What the task asks: Would you write out the listing verbatim and skip every picture in it?

"""

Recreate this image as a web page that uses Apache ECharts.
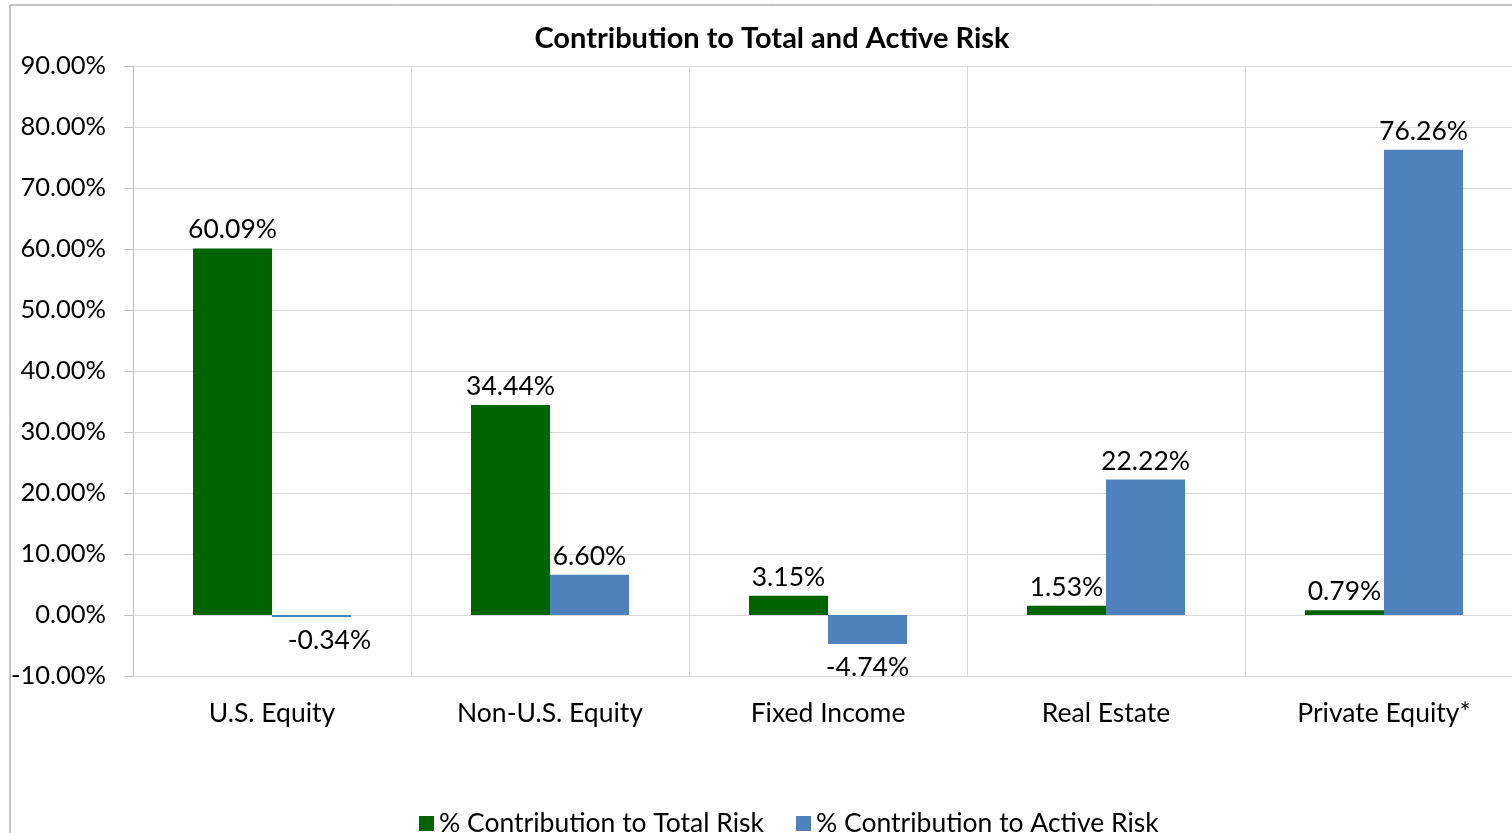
<!DOCTYPE html>
<html>
<head>
<meta charset="utf-8">
<script src="https://cdn.jsdelivr.net/npm/echarts@6/dist/echarts.min.js"></script>
<style>
  html, body { margin: 0; padding: 0; background: #fff; overflow: hidden; }
  /* the original chart is cut off on the right, so the canvas is a bit wider than the window */
  #chart { width: 1540px; height: 833px; }
</style>
</head>
<body>
<div id="chart"></div>
<script>
// categories and values (percent)
var categories = ["U.S. Equity", "Non-U.S. Equity", "Fixed Income", "Real Estate", "Private Equity*"];
var totalRisk = [60.09, 34.44, 3.15, 1.53, 0.79];
var activeRisk = [-0.34, 6.60, -4.74, 22.22, 76.26];
var seriesNames = ["% Contribution to Total Risk", "% Contribution to Active Risk"];

var FONT = "Lato, 'Open Sans', sans-serif";
var FS = 26.5;

var chart = echarts.init(document.getElementById("chart"));

function pct(v) {
  return v.toFixed(2) + "%";
}

function labelOpt() {
  return {
    show: true,
    fontFamily: FONT,
    fontSize: FS,
    color: "#000",
    distance: 5,
    position: "top",
    formatter: function (p) { return pct(p.value); }
  };
}

function makeData(arr) {
  // negative values get their label under the bar
  return arr.map(function (v, i) {
    var d = { value: v };
    if (v < 0) {
      d.label = { position: "bottom", distance: 10 };
      // the small U.S. Equity label sits a bit right of its bar in the original
      if (i === 0) d.label.offset = [18, 0];
    }
    return d;
  });
}

var option = {
  animation: false,
  backgroundColor: "#fff",
  title: {
    text: "Contribution to Total and Active Risk",
    left: 767,
    top: 19,
    textAlign: "center",
    textStyle: { fontFamily: FONT, fontSize: 29, fontWeight: "bold", color: "#000" }
  },
  graphic: [{
    type: "rect",
    shape: { x: 10, y: 5, width: 1560, height: 860 },
    style: { fill: "none", stroke: "#8c8c8c", lineWidth: 1 },
    z: -1
  }],
  legend: {
    data: seriesNames,
    left: 414,
    top: 805,
    itemWidth: 15,
    itemHeight: 15,
    itemGap: 32,
    icon: "rect",
    textStyle: { fontFamily: FONT, fontSize: FS, color: "#000" }
  },
  grid: { left: 133, top: 66, width: 1390, height: 610 },
  xAxis: {
    type: "category",
    data: categories,
    axisLine: { show: false, onZero: false },
    axisTick: { show: false },
    splitLine: { show: true, lineStyle: { color: "#d9d9d9", width: 1 } },
    axisLabel: { margin: 24, fontFamily: FONT, fontSize: FS, color: "#000" }
  },
  yAxis: {
    type: "value",
    min: -10,
    max: 90,
    interval: 10,
    axisLine: { show: true, lineStyle: { color: "#bfbfbf" } },
    axisTick: { show: true, length: 9, lineStyle: { color: "#bfbfbf" } },
    splitLine: { lineStyle: { color: "#d9d9d9", width: 1 } },
    axisLabel: {
      margin: 27,
      fontFamily: FONT,
      fontSize: 25.5,
      color: "#000",
      formatter: function (v) { return pct(v); }
    }
  },
  series: [
    {
      name: seriesNames[0],
      type: "bar",
      data: makeData(totalRisk),
      barWidth: 79,
      barGap: "0%",
      itemStyle: { color: "#006400" },
      label: labelOpt()
    },
    {
      name: seriesNames[1],
      type: "bar",
      data: makeData(activeRisk),
      barWidth: 79,
      barGap: "0%",
      itemStyle: { color: "#4f81bd" },
      label: labelOpt()
    }
  ]
};

chart.setOption(option);
</script>
</body>
</html>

"""

Written solution:
Recreate this image as a web page that uses Apache ECharts.
<!DOCTYPE html>
<html>
<head>
<meta charset="utf-8">
<script src="https://cdn.jsdelivr.net/npm/echarts@6/dist/echarts.min.js"></script>
<style>
  html, body { margin: 0; padding: 0; background: #fff; overflow: hidden; }
  /* the original chart is cut off on the right, so the canvas is a bit wider than the window */
  #chart { width: 1540px; height: 833px; }
</style>
</head>
<body>
<div id="chart"></div>
<script>
// categories and values (percent)
var categories = ["U.S. Equity", "Non-U.S. Equity", "Fixed Income", "Real Estate", "Private Equity*"];
var totalRisk = [60.09, 34.44, 3.15, 1.53, 0.79];
var activeRisk = [-0.34, 6.60, -4.74, 22.22, 76.26];
var seriesNames = ["% Contribution to Total Risk", "% Contribution to Active Risk"];

var FONT = "Lato, 'Open Sans', sans-serif";
var FS = 26.5;

var chart = echarts.init(document.getElementById("chart"));

function pct(v) {
  return v.toFixed(2) + "%";
}

function labelOpt() {
  return {
    show: true,
    fontFamily: FONT,
    fontSize: FS,
    color: "#000",
    distance: 5,
    position: "top",
    formatter: function (p) { return pct(p.value); }
  };
}

function makeData(arr) {
  // negative values get their label under the bar
  return arr.map(function (v, i) {
    var d = { value: v };
    if (v < 0) {
      d.label = { position: "bottom", distance: 10 };
      // the small U.S. Equity label sits a bit right of its bar in the original
      if (i === 0) d.label.offset = [18, 0];
    }
    return d;
  });
}

var option = {
  animation: false,
  backgroundColor: "#fff",
  title: {
    text: "Contribution to Total and Active Risk",
    left: 767,
    top: 19,
    textAlign: "center",
    textStyle: { fontFamily: FONT, fontSize: 29, fontWeight: "bold", color: "#000" }
  },
  graphic: [{
    type: "rect",
    shape: { x: 10, y: 5, width: 1560, height: 860 },
    style: { fill: "none", stroke: "#8c8c8c", lineWidth: 1 },
    z: -1
  }],
  legend: {
    data: seriesNames,
    left: 414,
    top: 805,
    itemWidth: 15,
    itemHeight: 15,
    itemGap: 32,
    icon: "rect",
    textStyle: { fontFamily: FONT, fontSize: FS, color: "#000" }
  },
  grid: { left: 133, top: 66, width: 1390, height: 610 },
  xAxis: {
    type: "category",
    data: categories,
    axisLine: { show: false, onZero: false },
    axisTick: { show: false },
    splitLine: { show: true, lineStyle: { color: "#d9d9d9", width: 1 } },
    axisLabel: { margin: 24, fontFamily: FONT, fontSize: FS, color: "#000" }
  },
  yAxis: {
    type: "value",
    min: -10,
    max: 90,
    interval: 10,
    axisLine: { show: true, lineStyle: { color: "#bfbfbf" } },
    axisTick: { show: true, length: 9, lineStyle: { color: "#bfbfbf" } },
    splitLine: { lineStyle: { color: "#d9d9d9", width: 1 } },
    axisLabel: {
      margin: 27,
      fontFamily: FONT,
      fontSize: 25.5,
      color: "#000",
      formatter: function (v) { return pct(v); }
    }
  },
  series: [
    {
      name: seriesNames[0],
      type: "bar",
      data: makeData(totalRisk),
      barWidth: 79,
      barGap: "0%",
      itemStyle: { color: "#006400" },
      label: labelOpt()
    },
    {
      name: seriesNames[1],
      type: "bar",
      data: makeData(activeRisk),
      barWidth: 79,
      barGap: "0%",
      itemStyle: { color: "#4f81bd" },
      label: labelOpt()
    }
  ]
};

chart.setOption(option);
</script>
</body>
</html>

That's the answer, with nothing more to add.